Pieter Codde was a master in depicting the mundane pleasures of the urban elite and counts as one of the preeminent specialists of elegant genre scenes in the 1620s and 1630s in the thriving merchant city of Amsterdam. They invariably show merry companies of young and well-to-do ladies and gentlemen in interior settings and this work is a beautiful example. A hallmark, in evidence here as well, of these paintings, is the superb rendering of textures, the smoothly applied brushwork and the cool palette of silver greys and browns. Just like in many other high life genre scenes by Codde, the figures in our painting are amusing themselves by making music. An amorous overtone is never far away and in this painting the general atmosphere is one of courtship. Moreover, musical instruments such as the flute and lute were often used by artists in the sixteenth and seventeenth centuries as erotic allusions so Codde’s choice for these instruments will certainly not have been random. In many of his other genre scenes does Codde utilize imagery charged with sexual meaning that may be lost on the present-day viewer but would have been immediately understood and appreciated by the artist’s contemporaries.
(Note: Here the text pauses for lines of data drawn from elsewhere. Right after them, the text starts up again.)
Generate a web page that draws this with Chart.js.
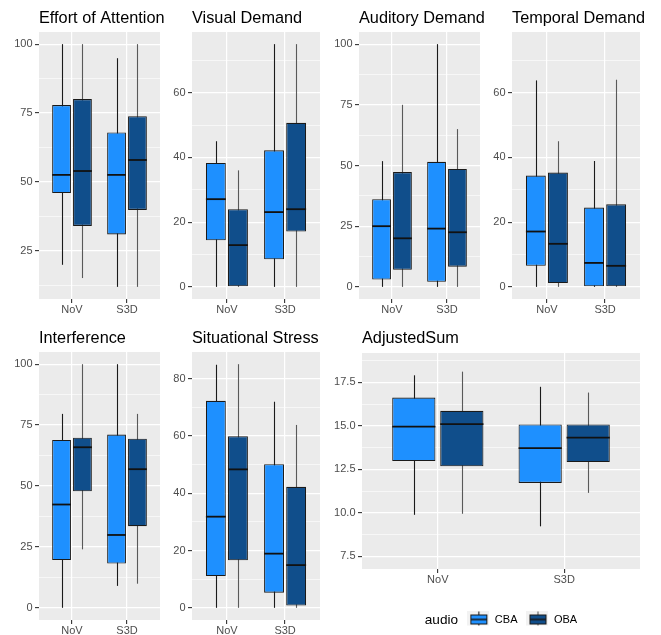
<!DOCTYPE html>
<html>
<head>
<meta charset="utf-8">
<script src="https://cdn.jsdelivr.net/npm/chart.js@4.4.0/dist/chart.umd.min.js"></script>
<style>
  html, body { margin: 0; padding: 0; background: #fff; overflow: hidden; }
  #wrap { position: relative; width: 661px; height: 635px; }
  #wrap canvas { position: absolute; }
</style>
</head>
<body>
<div id="wrap"></div>
<script>
const categories = ['NoV', 'S3D'];
const audioGroups = ['CBA', 'OBA'];
const audioColors = ['#1E90FF', '#104E8B'];
const whiskerColors = ['#1A1A1A', '#595959'];

// one row per category: [lower whisker, Q1, median, Q3, upper whisker]
const effortCBA = [[20, 46, 52.6, 77.9, 100], [12, 31, 52.6, 68, 94.9]];
const effortOBA = [[15.2, 34.1, 54, 80.1, 100], [12, 39.9, 58, 73.9, 100]];
const visualCBA = [[0, 14.4, 27.1, 38.3, 45], [0, 8.5, 23.1, 42.2, 75]];
const visualOBA = [[0, 0, 12.9, 24, 36], [0, 17.1, 24, 50.7, 75]];
const auditoryCBA = [[0, 3, 25, 36.1, 51.8], [0, 2.1, 24, 51.5, 100]];
const auditoryOBA = [[0, 7, 20, 47.3, 75], [0, 8.3, 22.5, 48.6, 65]];
const temporalCBA = [[0, 6.5, 17.1, 34.4, 63.8], [0, 0, 7.4, 24.5, 38.9]];
const temporalOBA = [[0, 1.2, 13.3, 35.3, 45], [0, 0, 6.5, 25.5, 64]];
const interferenceCBA = [[0, 19.6, 42.4, 68.9, 79.6], [9, 18.2, 29.9, 71.1, 100]];
const interferenceOBA = [[24, 47.8, 65.9, 69.8, 100], [9.9, 33.5, 56.9, 69.4, 79.6]];
const stressCBA = [[0, 11.1, 31.8, 72.2, 84.8], [0, 5.3, 18.9, 50.1, 71.9]];
const stressOBA = [[0, 16.6, 48.3, 59.9, 85], [0, 0.8, 14.9, 42.2, 63.8]];
const sumCBA = [[9.89, 12.98, 14.95, 16.62, 17.9], [9.23, 11.72, 13.72, 15.08, 17.24]];
const sumOBA = [[9.95, 12.68, 15.1, 15.86, 18.11], [11.15, 12.92, 14.32, 15.08, 16.91]];

// y axis limits and labelled ticks
const effortRange = [7.6, 104.4];
const effortTicks = [25, 50, 75, 100];
const demandRange = [-3.75, 78.75];
const demandTicks = [0, 20, 40, 60];
const percentRange = [-5, 105];
const percentTicks = [0, 25, 50, 75, 100];
const stressRange = [-4.25, 89.25];
const stressTicks = [0, 20, 40, 60, 80];
const sumRange = [6.78, 19.18];
const sumTicks = [7.5, 10, 12.5, 15, 17.5];

const FONT = '"Liberation Sans", Arial, Helvetica, sans-serif';
Chart.defaults.font.family = FONT;
Chart.defaults.animation = false;

const panels = [
  { title: 'Effort of Attention', cba: effortCBA, oba: effortOBA, range: effortRange, ticks: effortTicks, dec: 0,
    left: 0, top: 0, w: 175, h: 320, axisW: 39, padR: 15, padT: 32, xAxisH: 21 },
  { title: 'Visual Demand', cba: visualCBA, oba: visualOBA, range: demandRange, ticks: demandTicks, dec: 0,
    left: 160, top: 0, w: 175, h: 320, axisW: 32, padR: 15, padT: 32, xAxisH: 21 },
  { title: 'Auditory Demand', cba: auditoryCBA, oba: auditoryOBA, range: percentRange, ticks: percentTicks, dec: 0,
    left: 320, top: 0, w: 175, h: 320, axisW: 39, padR: 15, padT: 32, xAxisH: 21 },
  { title: 'Temporal Demand', cba: temporalCBA, oba: temporalOBA, range: demandRange, ticks: demandTicks, dec: 0,
    left: 480, top: 0, w: 181, h: 320, axisW: 32, padR: 21, padT: 32, xAxisH: 21 },
  { title: 'Interference', cba: interferenceCBA, oba: interferenceOBA, range: percentRange, ticks: percentTicks, dec: 0,
    left: 0, top: 320, w: 175, h: 315, axisW: 39, padR: 15, padT: 32, xAxisH: 15 },
  { title: 'Situational Stress', cba: stressCBA, oba: stressOBA, range: stressRange, ticks: stressTicks, dec: 0,
    left: 160, top: 320, w: 175, h: 315, axisW: 32, padR: 15, padT: 32, xAxisH: 15 },
  { title: 'AdjustedSum', cba: sumCBA, oba: sumOBA, range: sumRange, ticks: sumTicks, dec: 1,
    left: 320, top: 320, w: 341, h: 315, axisW: 42, padR: 21, padT: 33, xAxisH: 46, legend: true }
];

// grey panel background + facet title
const panelPlugin = {
  id: 'panel',
  beforeDraw(chart, args, opts) {
    const a = chart.chartArea, ctx = chart.ctx;
    ctx.save();
    ctx.fillStyle = '#EBEBEB';
    ctx.fillRect(a.left, a.top, a.right - a.left, a.bottom - a.top);
    ctx.restore();
  },
  afterDraw(chart, args, opts) {
    const ctx = chart.ctx;
    ctx.save();
    ctx.font = '16.3px ' + FONT;
    ctx.fillStyle = '#000000';
    ctx.textAlign = 'left';
    ctx.textBaseline = 'alphabetic';
    ctx.fillText(opts.text, chart.chartArea.left, 23.2);
    ctx.restore();
  }
};

// whiskers behind the boxes, medians on top
const boxPlugin = {
  id: 'boxParts',
  beforeDatasetsDraw(chart) {
    const ctx = chart.ctx, y = chart.scales.y;
    chart.data.datasets.forEach((ds, di) => {
      chart.getDatasetMeta(di).data.forEach((bar, i) => {
        const s = ds.stats[i];
        const x = Math.round(bar.x) + 0.5;
        ctx.save();
        ctx.strokeStyle = ds.whiskerColor;
        ctx.lineWidth = 1.1;
        ctx.beginPath();
        ctx.moveTo(x, y.getPixelForValue(s[0]));
        ctx.lineTo(x, y.getPixelForValue(s[4]));
        ctx.stroke();
        ctx.restore();
      });
    });
  },
  afterDatasetsDraw(chart) {
    const ctx = chart.ctx, y = chart.scales.y;
    chart.data.datasets.forEach((ds, di) => {
      chart.getDatasetMeta(di).data.forEach((bar, i) => {
        const m = y.getPixelForValue(ds.stats[i][2]);
        ctx.save();
        ctx.strokeStyle = '#111111';
        ctx.lineWidth = 1.8;
        ctx.beginPath();
        ctx.moveTo(bar.x - bar.width / 2, m);
        ctx.lineTo(bar.x + bar.width / 2, m);
        ctx.stroke();
        ctx.restore();
      });
    });
  }
};

// legend title "audio" to the left of the keys, whole group centred under the panel
const AUDIO_GAP = 9.3;
const AUDIO_FONT = '13.6px ' + FONT;
const legendTitlePlugin = {
  id: 'legendTitle',
  afterLayout(chart) {
    const lg = chart.legend;
    const ctx = chart.ctx;
    ctx.save();
    ctx.font = AUDIO_FONT;
    const shift = (ctx.measureText('audio').width + AUDIO_GAP) / 2;
    ctx.restore();
    lg.left += shift;
    lg.right += shift;
    const h = lg.bottom - lg.top;
    lg.top = 285.5;
    lg.bottom = lg.top + h;
  },
  afterDraw(chart) {
    const hb = chart.legend.legendHitBoxes[0];
    const ctx = chart.ctx;
    ctx.save();
    ctx.font = AUDIO_FONT;
    ctx.fillStyle = '#000000';
    ctx.textAlign = 'right';
    ctx.textBaseline = 'middle';
    ctx.fillText('audio', hb.left - AUDIO_GAP, hb.top + hb.height / 2);
    ctx.restore();
  }
};

function keyGlyph(fill, whisker) {
  const c = document.createElement('canvas');
  c.width = 22; c.height = 19;
  const g = c.getContext('2d');
  g.fillStyle = '#F2F2F2';
  g.fillRect(0, 0, 22, 19);
  g.strokeStyle = whisker;
  g.lineWidth = 1.1;
  g.beginPath(); g.moveTo(11.5, 1); g.lineTo(11.5, 18); g.stroke();
  g.fillStyle = fill;
  g.fillRect(3, 4, 17, 10);
  g.strokeStyle = '#1A1A1A';
  g.lineWidth = 1;
  g.strokeRect(3.5, 4.5, 16, 9);
  g.lineWidth = 1.6;
  g.beginPath(); g.moveTo(3, 9); g.lineTo(20, 9); g.stroke();
  return c;
}
const keyGlyphs = audioGroups.map((g, i) => keyGlyph(audioColors[i], whiskerColors[i]));

function minorTicks(major, range) {
  const step = major[1] - major[0];
  const out = [];
  for (let v = major[0] - step / 2; v <= range[1]; v += step) {
    if (v >= range[0] && !major.includes(v)) out.push(v);
  }
  return out;
}

const wrap = document.getElementById('wrap');

panels.forEach(p => {
  const canvas = document.createElement('canvas');
  canvas.width = p.w; canvas.height = p.h;
  canvas.style.left = p.left + 'px';
  canvas.style.top = p.top + 'px';
  canvas.style.width = p.w + 'px';
  canvas.style.height = p.h + 'px';
  wrap.appendChild(canvas);

  const allTicks = p.ticks.concat(minorTicks(p.ticks, p.range)).sort((a, b) => a - b);
  const isMajor = v => p.ticks.includes(v);

  const plugins = [panelPlugin, boxPlugin];
  if (p.legend) plugins.push(legendTitlePlugin);

  new Chart(canvas, {
    type: 'bar',
    data: {
      datasets: audioGroups.map((g, gi) => {
        const stats = gi === 0 ? p.cba : p.oba;
        return {
          label: g,
          data: stats.map((s, ci) => ({ x: ci + 1, y: [s[1], s[3]] })),
          stats: stats,
          whiskerColor: whiskerColors[gi],
          backgroundColor: audioColors[gi],
          borderColor: '#1A1A1A',
          borderWidth: 1.1,
          borderSkipped: false,
          categoryPercentage: 0.76,
          barPercentage: 0.9
        };
      })
    },
    options: {
      responsive: false,
      devicePixelRatio: 1,
      layout: { padding: { top: p.padT, right: p.padR, left: 0, bottom: 0 } },
      scales: {
        x: {
          type: 'linear',
          min: 0.4,
          max: 2.6,
          offset: false,
          afterBuildTicks: axis => { axis.ticks = categories.map((c, i) => ({ value: i + 1 })); },
          afterFit: axis => { axis.height = p.xAxisH; },
          ticks: {
            callback: v => categories[v - 1],
            color: '#4D4D4D',
            font: { size: 11 },
            padding: 0,
            autoSkip: false,
            maxRotation: 0
          },
          grid: { offset: false, color: '#FFFFFF', lineWidth: 1.2, tickLength: 4, tickColor: '#333333', tickWidth: 1.1 },
          border: { display: false }
        },
        y: {
          min: p.range[0],
          max: p.range[1],
          beginAtZero: false,
          afterBuildTicks: axis => { axis.ticks = allTicks.map(v => ({ value: v })); },
          afterFit: axis => { axis.width = p.axisW; },
          ticks: {
            callback: v => isMajor(v) ? v.toFixed(p.dec) : '',
            color: '#4D4D4D',
            font: { size: 11 },
            padding: 2.5,
            autoSkip: false
          },
          grid: {
            color: '#FFFFFF',
            lineWidth: c => isMajor(c.tick.value) ? 1.2 : 0.6,
            tickLength: 4,
            tickColor: c => isMajor(c.tick.value) ? '#333333' : 'rgba(0,0,0,0)',
            tickWidth: 1.1
          },
          border: { display: false }
        }
      },
      plugins: {
        panel: { text: p.title },
        tooltip: { enabled: false },
        legend: p.legend ? {
          display: true,
          position: 'bottom',
          fullSize: false,
          maxHeight: 20,
          onClick: () => {},
          labels: {
            usePointStyle: true,
            pointStyleWidth: 22,
            boxHeight: 11,
            padding: 9,
            font: { size: 11 },
            color: '#000000',
            generateLabels: () => audioGroups.map((g, i) => ({
              text: g,
              pointStyle: keyGlyphs[i],
              fillStyle: audioColors[i],
              strokeStyle: '#1A1A1A',
              fontColor: '#000000',
              lineWidth: 0,
              hidden: false,
              datasetIndex: i
            }))
          }
        } : { display: false }
      }
    },
    plugins: plugins
  });
});
</script>
</body>
</html>
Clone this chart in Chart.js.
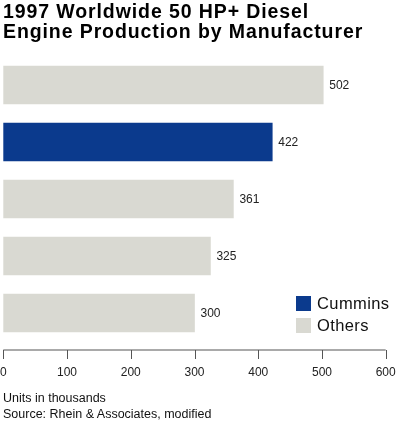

These double entendres were an essential part of the subject depicted and the Dutch genre masters had a particular preference for humoristic hidden messages. For viewers in the period, looking at such a scene and discussing its meaning would have been an amusing pastime.

The remarkable oval shape of the panel was en vogue during the first decades of the century, not only with genre painters, but with marine and landscape specialists as well. The shape invited the artist to strike a balance between a decorative and varied composition. Codde exploited the oval format in a novel way, moving the primary motif of the figure group to the left and reserving the mid and right sections for a veritable still life. A powerful light from the left floods the scene creating a play of fascinating contrasts.

Pieter Codde was baptised in Amsterdam on 11 December 1599 as the son of an assistant to the collector of beaconage, a form of harbour dues. He may have studied with Frans Hals, Cornelis van der Voort or Barend van Someren and is first recorded as a painter in the 27 October 1623 registration of his marriage to Marritge Aerents. Codde also moved in literary circles. In 1636 he separated from his wife. The following year, Codde was commissioned to complete the large civic guard painting, the so-called Meagre company, begun four years earlier but left unfinished by Frans Hals. Codde was one of the artists consulted by the art dealer Gerrit Uylenburgh in 1672 to appraise a group of Italian paintings. Codde made his will on 8 October 1669, and died nine years later. A painter named Albert Jansz is recorded as his pupil.